SG: I have been covering and leading coverage of big, complex stories for many years. During the past six years as AP bureau chief in Jerusalem, I have led a large group of journalists covering Israel and the Palestinian territories. I have also helped lead our coverage in Iraq and Afghanistan, and my experience includes covering a number of disasters, including devastating landslides in Venezuela, an earthquake in Colombia and hurricanes in Mexico and Puerto Rico. I spent over a decade in South America covering the drug and guerrilla wars, and spent quite a few years in Asia as well. I hope these experiences have given me a deep understanding of our core mission as journalists - to bear witness and to tell a story, and to do so in the most interesting, compelling way possible.
CB: The effects and consequences of the spill will obviously be with us for a long time. So, is this a permanent position, and how might it change over time?
SG: I expect the position to last about a year, but it could go even longer depending on how long the crisis lasts. Clearly we’re talking about months and years, not days or weeks, when we look at the devastating, long-term impact on life in the Gulf of Mexico.
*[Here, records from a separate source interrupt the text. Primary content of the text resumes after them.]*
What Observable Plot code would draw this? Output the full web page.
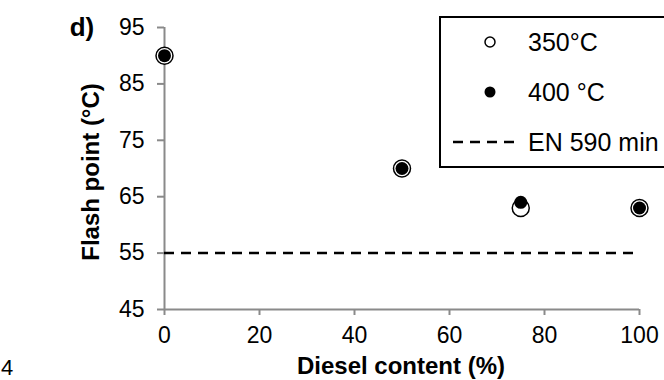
<!DOCTYPE html>
<html>
<head>
<meta charset="utf-8">
<script src="https://cdn.jsdelivr.net/npm/d3@7"></script>
<script src="https://cdn.jsdelivr.net/npm/@observablehq/plot@0.6"></script>
<style>
  html, body { margin: 0; padding: 0; background: #fff; }
  #wrap { position: relative; width: 664px; height: 380px; overflow: hidden; font-family: "Liberation Sans", Arial, sans-serif; }
  #legend { position: absolute; left: 439px; top: 16px; }
</style>
</head>
<body>
<div id="wrap"></div>
<script>
// ---- data ----
const dieselContent = [0, 50, 75, 100];
const flash350 = [90, 70, 63, 63];
const flash400 = [90, 70, 64, 63];
const en590Min = 55;
const xTicks = [0, 20, 40, 60, 80, 100];
const yTicks = [45, 55, 65, 75, 85, 95];
const legendLabels = ["350°C", "400 °C", "EN 590 min"];
const panelLabel = "d)";
const pageNumber = "4";
const xTitle = "Diesel content (%)";
const yTitle = "Flash point (°C)";

const rows350 = dieselContent.map((d, i) => ({x: d, y: flash350[i]}));
const rows400 = dieselContent.map((d, i) => ({x: d, y: flash400[i]}));

const FONT = '"Liberation Sans", Arial, sans-serif';
const GREY = "#8a8a8a";

const chart = Plot.plot({
  width: 664,
  height: 380,
  marginLeft: 164,
  marginRight: 25,
  marginTop: 27,
  marginBottom: 71,
  style: {fontFamily: FONT, fontSize: "23px", background: "white", overflow: "visible"},
  x: {domain: [0, 100]},
  y: {domain: [45, 95]},
  marks: [
    Plot.ruleX([0], {stroke: GREY, strokeWidth: 2}),
    Plot.ruleY([45], {stroke: GREY, strokeWidth: 2}),
    Plot.axisX({ticks: xTicks, tickSize: 6, tickPadding: 11, stroke: GREY, strokeWidth: 2, fill: "black", fontSize: 23, label: null}),
    Plot.axisY({ticks: yTicks, tickSize: 7, tickPadding: 13, stroke: GREY, strokeWidth: 2, fill: "black", fontSize: 23, label: null}),
    Plot.ruleY([en590Min], {x1: 0, x2: 100, stroke: "black", strokeWidth: 2.5, strokeDasharray: "10,7"}),
    Plot.dot(rows350, {x: "x", y: "y", r: 8.5, fill: "white", stroke: "black", strokeWidth: 1.5}),
    Plot.dot(rows400, {x: "x", y: "y", r: 6.5, fill: "black", stroke: "none"})
  ]
});

const wrap = document.getElementById("wrap");
wrap.appendChild(chart);

const svg = d3.select(chart);
// panel label
svg.append("text").attr("x", 82).attr("y", 36)
  .attr("font-family", FONT).attr("font-size", 26).attr("font-weight", "bold")
  .text(panelLabel);
// x title
svg.append("text").attr("x", 401).attr("y", 374)
  .attr("text-anchor", "middle")
  .attr("font-family", FONT).attr("font-size", 24).attr("font-weight", "bold")
  .text(xTitle);
// y title
svg.append("text").attr("transform", "translate(99,172) rotate(-90)")
  .attr("text-anchor", "middle")
  .attr("font-family", FONT).attr("font-size", 24).attr("font-weight", "bold")
  .text(yTitle);
// page number
svg.append("text").attr("x", 7).attr("y", 375)
  .attr("font-family", FONT).attr("font-size", 22)
  .text(pageNumber);

// legend
const leg = d3.select(wrap).append("svg").attr("id", "legend")
  .attr("width", 240).attr("height", 153)
  .style("font-family", FONT);
leg.append("rect").attr("x", 1).attr("y", 1).attr("width", 260).attr("height", 150)
  .attr("fill", "white").attr("stroke", "black").attr("stroke-width", 2);
const rowY = [26, 76, 126];
leg.append("circle").attr("cx", 51).attr("cy", rowY[0]).attr("r", 5)
  .attr("fill", "white").attr("stroke", "black").attr("stroke-width", 1.5);
leg.append("circle").attr("cx", 51).attr("cy", rowY[1]).attr("r", 5.5)
  .attr("fill", "black");
leg.append("line").attr("x1", 14).attr("x2", 82).attr("y1", rowY[2]).attr("y2", rowY[2])
  .attr("stroke", "black").attr("stroke-width", 2.5).attr("stroke-dasharray", "10,7");
legendLabels.forEach((t, i) => {
  leg.append("text").attr("x", 89).attr("y", rowY[i]).attr("dy", "0.36em")
    .attr("font-size", 25).attr("fill", "black").text(t);
});
</script>
</body>
</html>
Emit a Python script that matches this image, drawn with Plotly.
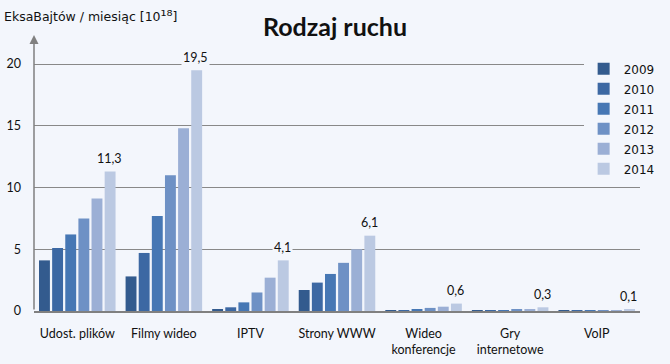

CB: This week the Project for Excellence reported that, “After a brief absence, the Gulf oil spill returned to the top of the news agenda last week. But the level of recent coverage suggests that the story that has dominated the mainstream media for more than two months is finally losing some steam.” As time goes on, how do you keep the public engaged with this story and guard against reader fatigue?
SG: This is another big challenge - to find fresh angles and new and compelling ways to tell the story. By focusing on the lives of real people, by uncovering stories that no one else has told, or by investigating omissions and wrongdoings that are of keen interest to the public, I believe we can keep the public engaged.